One member of the board back then remains, Duquesne Journalism Professor Maggie Patterson. She remembers examining models from other schools, befor
coming to the conclusion that the current model was the best.
“I think it’s worked really well. I think the quality of the publications is a testament to how it worked,” she said.
36 YEARS LATER
Thirty-six years ago this month, college students went to battle, and both sides freely admit it was–and still is–one of the most dramatic and important experiences of their life. Now in their mid-fifties, they passionately defend their actions like they happened yesterday.
“I learned more from this controversy about being a journalist than I ever did in a journalism class. And I guess that’s what’s supposed to happen,” McNamara said.
Despite McNamara’s angst, Groening says that he rose to the situation, and became the staff spokesperson. He never left the journalism world and is now the news director at a Fox and CW affiliate in Colorado.
Sawa has worked in business and human resources.
“In my career, I have rarely experienced any work situation that was as meaningful as in a fight kind of way as that whole episode,” he said.
However, nobody came away from this battle unscathed. It’s something that those involved on both sides look back on with a bitter taste in their mouths.
Both McNamara and Callaghan recall steep drops in their grades that semester as their headfirst slide into controversy pulled them out of the classroom. McNamara was so perturbed by it all he felt like he couldn’t stay on The Bluff. He left the university over the summer.
“[The school] said ‘come here to be a journalist,’ and then to allow government to control the press, to censor the press, was really tough for me,” he said.
“He wasn’t the only one to think of it, believe me,” Callaghan said.
Groening says the stress from the situation took a toll on her too, especially as a first-generation college student.
“It’s an experience we can always talk about forever, but did I really need to have that happen? I don’t think so. I think the whole thing could have been handled a lot better than it was,” Callaghan said.
Relationships between the two parties, who ultimately were classmates, had frayed. Sawa called that period “difficult on a personal level.” He regrets the way it went down, and with hindsight, said he would have rather seen the paper continue while the investigation into Drumm played out.
“We did the best we could with all the information we had, knowing that people were going to conflate the two issues,” he said.
After the event, The Duke continued to cover SGA as before, albeit like a headless horseman as Drumm remained in exile. She was scorned, as were the remaining staff. In later editions of the paper, when discussing the charges she was convicted of, they referred to ““alleged”” misuse of funds. However, that was the extent of her relationship with the staff.
“I know it was a black mark on Rebecca Drumm’s life and career and I’m sorry for her, that that happened,” Sawa said.

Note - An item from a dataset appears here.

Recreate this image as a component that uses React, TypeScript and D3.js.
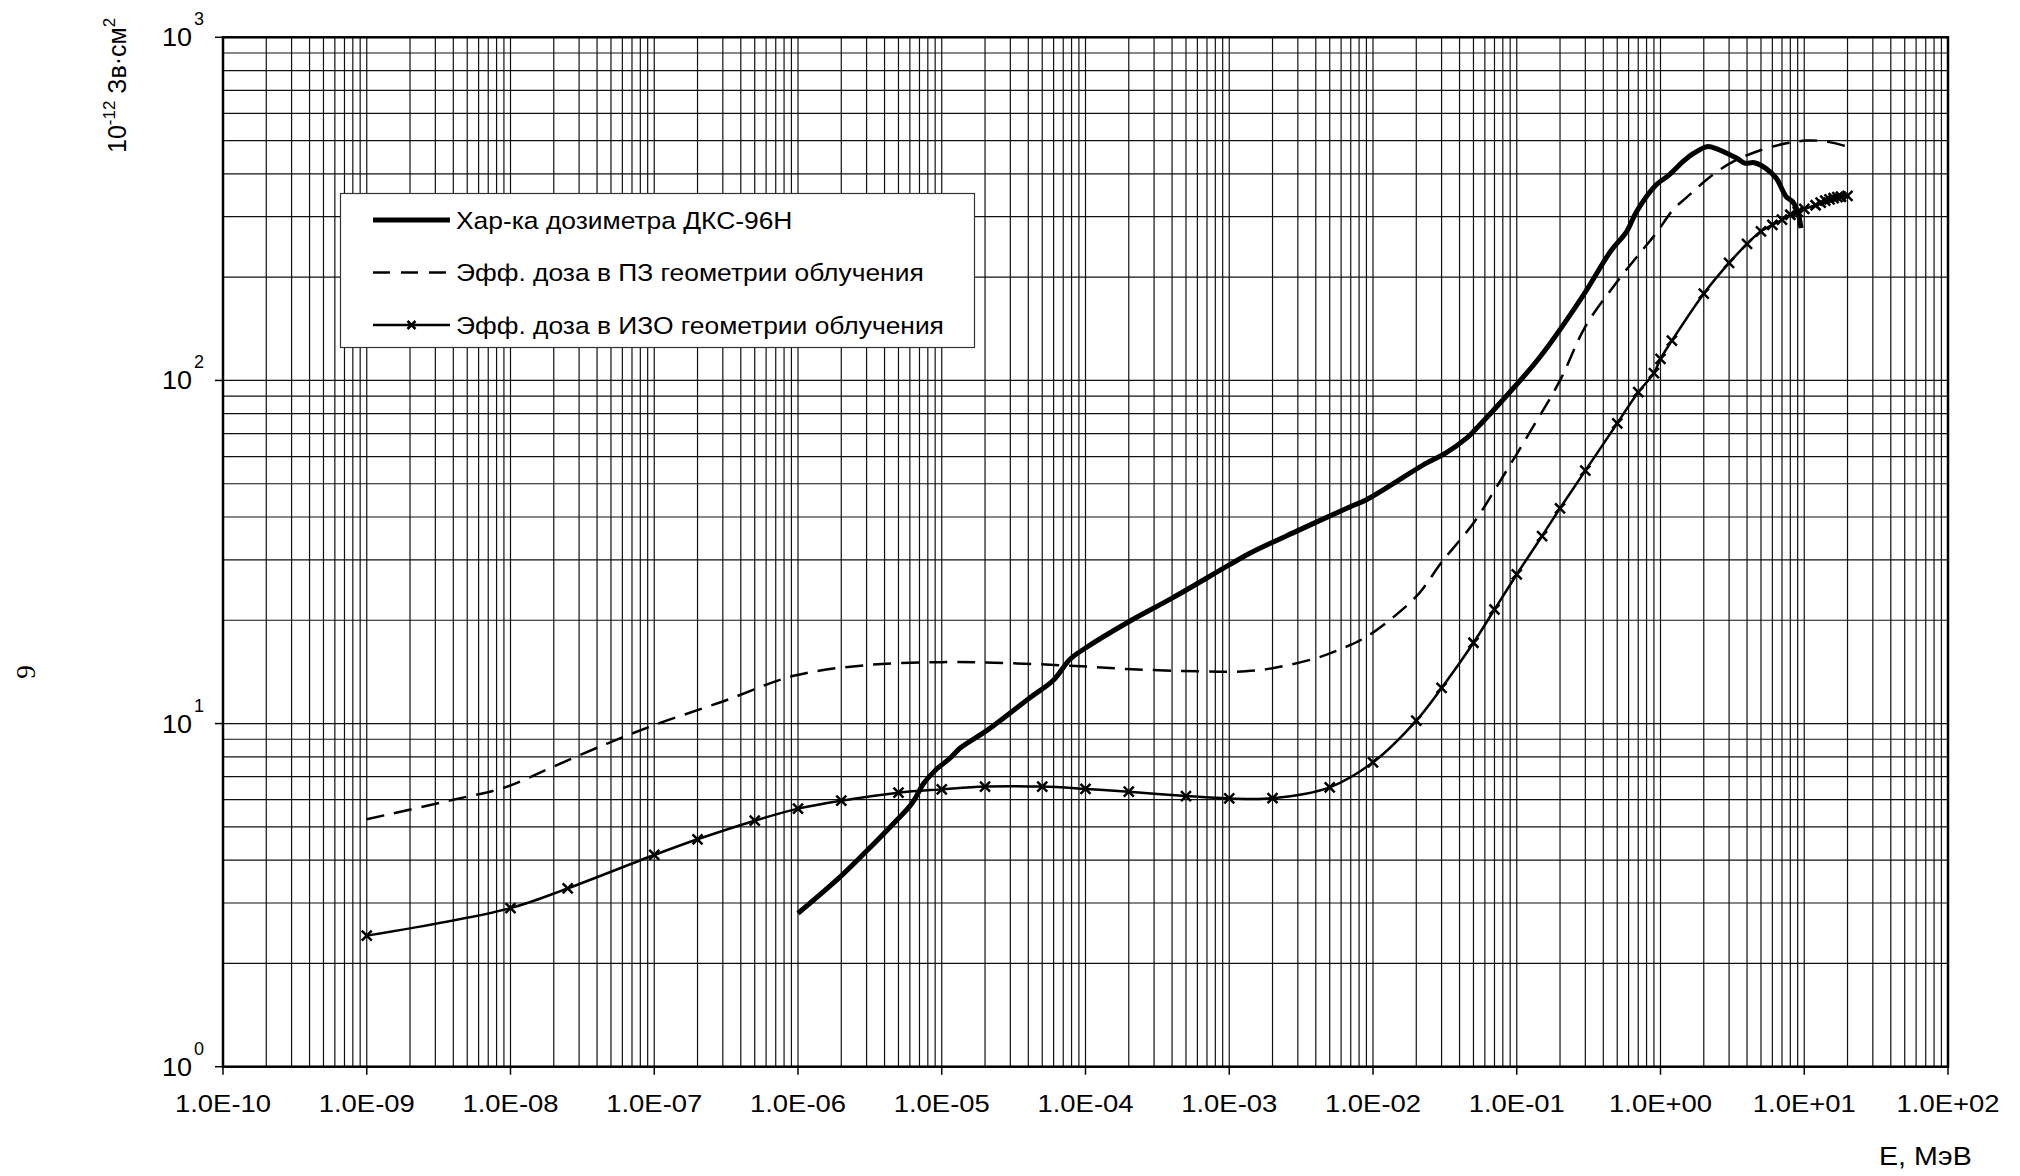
import React from 'react';
import * as d3 from 'd3';

const W = 2020;
const H = 1176;
const M = { left: 223, right: 1948, top: 37.3, bottom: 1066.7 };

// decade exponents and their tick labels
const xExps = [-10, -9, -8, -7, -6, -5, -4, -3, -2, -1, 0, 1, 2];
const xTickLabels = ['1.0E-10', '1.0E-09', '1.0E-08', '1.0E-07', '1.0E-06', '1.0E-05', '1.0E-04',
  '1.0E-03', '1.0E-02', '1.0E-01', '1.0E+00', '1.0E+01', '1.0E+02'];
const yExps = [0, 1, 2, 3];
const yTickLabels = ['0', '1', '2', '3'];

const legendLabels = [
  'Хар-ка дозиметра ДКС-96Н',
  'Эфф. доза в ПЗ геометрии облучения',
  'Эфф. доза в ИЗО геометрии облучения',
];

// [E, MeV ; dose, 1e-12 Sv*cm2]
const dksCurve: [number, number][] = [
  [1e-6, 2.8], [2e-6, 3.6], [3e-6, 4.25], [4.8e-6, 5.2], [6.2e-6, 5.85], [7.5e-6, 6.7],
  [9e-6, 7.3], [1.15e-5, 7.95], [1.35e-5, 8.5], [2.1e-5, 9.6], [4e-5, 11.8], [6e-5, 13.4],
  [7.8e-5, 15.4], [1e-4, 16.6], [2e-4, 19.8], [4e-4, 23.2], [1e-3, 29], [1.4e-3, 31.4],
  [3e-3, 36.5], [7e-3, 42.9], [9e-3, 44.9], [2.35e-2, 57.4], [3.2e-2, 61.4], [4.5e-2, 68],
  [5e-2, 71], [9e-2, 92.7], [1.45e-1, 117], [2.9e-1, 177], [4.5e-1, 238], [5.8e-1, 271],
  [6.8e-1, 310], [9.3e-1, 371], [1.15, 397], [1.43, 434], [1.7, 459], [2.1, 480], [2.3, 478],
  [3.4, 444], [3.85, 430], [4.5, 431], [5.4, 415], [6.4, 388], [7.5, 343], [8.3, 332],
  [9.0, 310], [9.5, 278],
];

const apCurve: [number, number][] = [
  [1e-9, 5.26], [4e-9, 6.0], [9e-9, 6.5], [2e-8, 7.5], [4.75e-8, 8.76], [1e-7, 9.9],
  [3e-7, 11.6], [9.5e-7, 13.8], [3e-6, 14.8], [1e-5, 15.1], [2.8e-5, 15.0], [7.8e-5, 14.75],
  [2.1e-4, 14.4], [6.2e-4, 14.2], [1.3e-3, 14.2], [2e-3, 14.5], [4e-3, 15.5], [6.2e-3, 16.6],
  [9e-3, 17.9], [1.4e-2, 20.5], [2.1e-2, 24], [3e-2, 29.5], [5e-2, 38.4], [8e-2, 52.4],
  [1.3e-1, 73.3], [2e-1, 100], [3e-1, 143.5], [4.9e-1, 192], [7.3e-1, 237], [9.3e-1, 268],
  [1.22, 314], [1.5, 340], [2.3, 397], [3.2, 434], [4.9, 468], [7.5, 491], [10.3, 500],
  [14.2, 497], [20, 480],
];

const isoPoints: [number, number][] = [
  [1e-9, 2.41], [1e-8, 2.9], [2.5e-8, 3.31], [1e-7, 4.14], [2e-7, 4.6], [5e-7, 5.21],
  [1e-6, 5.65], [2e-6, 5.96], [5e-6, 6.29], [1e-5, 6.43], [2e-5, 6.55], [5e-5, 6.55],
  [1e-4, 6.45], [2e-4, 6.33], [5e-4, 6.15], [1e-3, 6.05], [2e-3, 6.06], [5e-3, 6.52],
  [1e-2, 7.71], [2e-2, 10.2], [3e-2, 12.7], [5e-2, 17.2], [7e-2, 21.5], [1e-1, 27.2],
  [1.5e-1, 35.2], [2e-1, 42.4], [3e-1, 54.6], [5e-1, 75], [7e-1, 92.4], [9e-1, 105],
  [1, 115.5], [1.2, 130.6], [2, 179], [3, 220], [4, 250], [5, 272], [6, 284], [7, 294],
  [8, 304], [9, 310], [10, 316], [12, 324], [13, 330], [14, 334], [15, 337], [16, 340],
  [17, 342], [18, 343], [20, 345],
];

const FONT = '"Liberation Sans", Arial, sans-serif';

const Cross = ({ cx, cy, s = 5 }: { cx: number; cy: number; s?: number }) => (
  <path d={`M${cx - s},${cy - s}L${cx + s},${cy + s}M${cx - s},${cy + s}L${cx + s},${cy - s}`}
    stroke="#000" strokeWidth={2.5} fill="none" />
);

export default function App() {
  const x = d3.scaleLog().domain([1e-10, 1e2]).range([M.left, M.right]);
  const y = d3.scaleLog().domain([1, 1000]).range([M.bottom, M.top]);

  const line = d3.line<[number, number]>()
    .x(d => x(d[0]))
    .y(d => y(d[1]))
    .curve(d3.curveCatmullRom.alpha(0.5));

  // minor + major grid values
  const xGrid: number[] = [];
  xExps.slice(0, -1).forEach(e => d3.range(1, 10).forEach(m => xGrid.push(m * Math.pow(10, e))));
  const yGrid: number[] = [];
  yExps.slice(0, -1).forEach(e => d3.range(1, 10).forEach(m => yGrid.push(m * Math.pow(10, e))));

  const legY = [220, 272.5, 325];

  return (
    <svg width={W} height={H} style={{ position: 'absolute', left: 0, top: 0, background: '#fff' }}
      fontFamily={FONT}>
      <rect width={W} height={H} fill="#fff" />

      {/* grid */}
      <g stroke="#111" strokeWidth={1.2}>
        {xGrid.map((v, i) => (
          <line key={'gx' + i} x1={x(v)} x2={x(v)} y1={M.top} y2={M.bottom} />
        ))}
        {yGrid.map((v, i) => (
          <line key={'gy' + i} x1={M.left} x2={M.right} y1={y(v)} y2={y(v)} />
        ))}
      </g>

      {/* frame and ticks */}
      <rect x={M.left} y={M.top} width={M.right - M.left} height={M.bottom - M.top}
        fill="none" stroke="#000" strokeWidth={2.5} />
      <g stroke="#000" strokeWidth={1.5}>
        {xExps.map(e => (
          <line key={'tx' + e} x1={x(Math.pow(10, e))} x2={x(Math.pow(10, e))} y1={M.bottom} y2={M.bottom + 8} />
        ))}
        {yExps.map(e => (
          <line key={'ty' + e} x1={M.left - 8} x2={M.left} y1={y(Math.pow(10, e))} y2={y(Math.pow(10, e))} />
        ))}
      </g>

      {/* x tick labels */}
      {xExps.map((e, i) => (
        <text key={'lx' + e} transform={`translate(${x(Math.pow(10, e))},1112) scale(1.12,1)`}
          textAnchor="middle" fontSize={24.5}>
          {xTickLabels[i]}
        </text>
      ))}

      {/* y tick labels */}
      {yExps.map((e, i) => (
        <g key={'ly' + e}>
          <text transform={`translate(192,${y(Math.pow(10, e)) + 9}) scale(1.08,1)`} textAnchor="end"
            fontSize={25}>10</text>
          <text x={194} y={y(Math.pow(10, e)) - 12} fontSize={18}>{yTickLabels[i]}</text>
        </g>
      ))}

      {/* axis titles */}
      <text transform="translate(126,153) rotate(-90)" fontSize={25}>
        <tspan>10</tspan>
        <tspan fontSize={17} dy={-11}>-12</tspan>
        <tspan dy={11}> Зв·см</tspan>
        <tspan fontSize={17} dy={-11}>2</tspan>
      </text>
      <text transform="translate(1879,1165) scale(1.1,1)" fontSize={26}>E, МэВ</text>
      <text transform="translate(35,672) rotate(-90)" fontSize={27} textAnchor="middle"
        fontFamily='"Liberation Serif", "Times New Roman", serif'>9</text>

      {/* curves */}
      <path d={line(apCurve) || ''} fill="none" stroke="#000" strokeWidth={2.5} strokeDasharray="18,10" />
      <path d={line(isoPoints) || ''} fill="none" stroke="#000" strokeWidth={2.5} />
      {isoPoints.map((d, i) => <Cross key={'m' + i} cx={x(d[0])} cy={y(d[1])} />)}
      <path d={line(dksCurve) || ''} fill="none" stroke="#000" strokeWidth={5} />

      {/* legend */}
      <rect x={340.5} y={193.5} width={634} height={154} fill="#fff" stroke="#333" strokeWidth={1.2} />
      <line x1={373} x2={450} y1={legY[0]} y2={legY[0]} stroke="#000" strokeWidth={5} />
      <line x1={373} x2={450} y1={legY[1]} y2={legY[1]} stroke="#000" strokeWidth={2.5} strokeDasharray="17,11" />
      <line x1={373} x2={450} y1={legY[2]} y2={legY[2]} stroke="#000" strokeWidth={2.5} />
      <Cross cx={411.5} cy={legY[2]} s={4} />
      {legendLabels.map((t, i) => (
        <text key={'lg' + i} transform={`translate(456,${legY[i] + 8.5}) scale(1.1,1)`} fontSize={24}>{t}</text>
      ))}
    </svg>
  );
}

Callaghan, McNamara and Groening maintain lifelong friendships, still seeing each other whenever one is in town. Drumm has not spoken with them since that spring. She still works in journalism today in the Greater Pittsburgh area.
Her last story came that night in February, when the Pontiac brought The Free Press and its staff to campus.
“Certainly, we were kind of bound together by that experience,” Callaghan said. “But you know what? I would’ve been OK with skipping the whole thing.”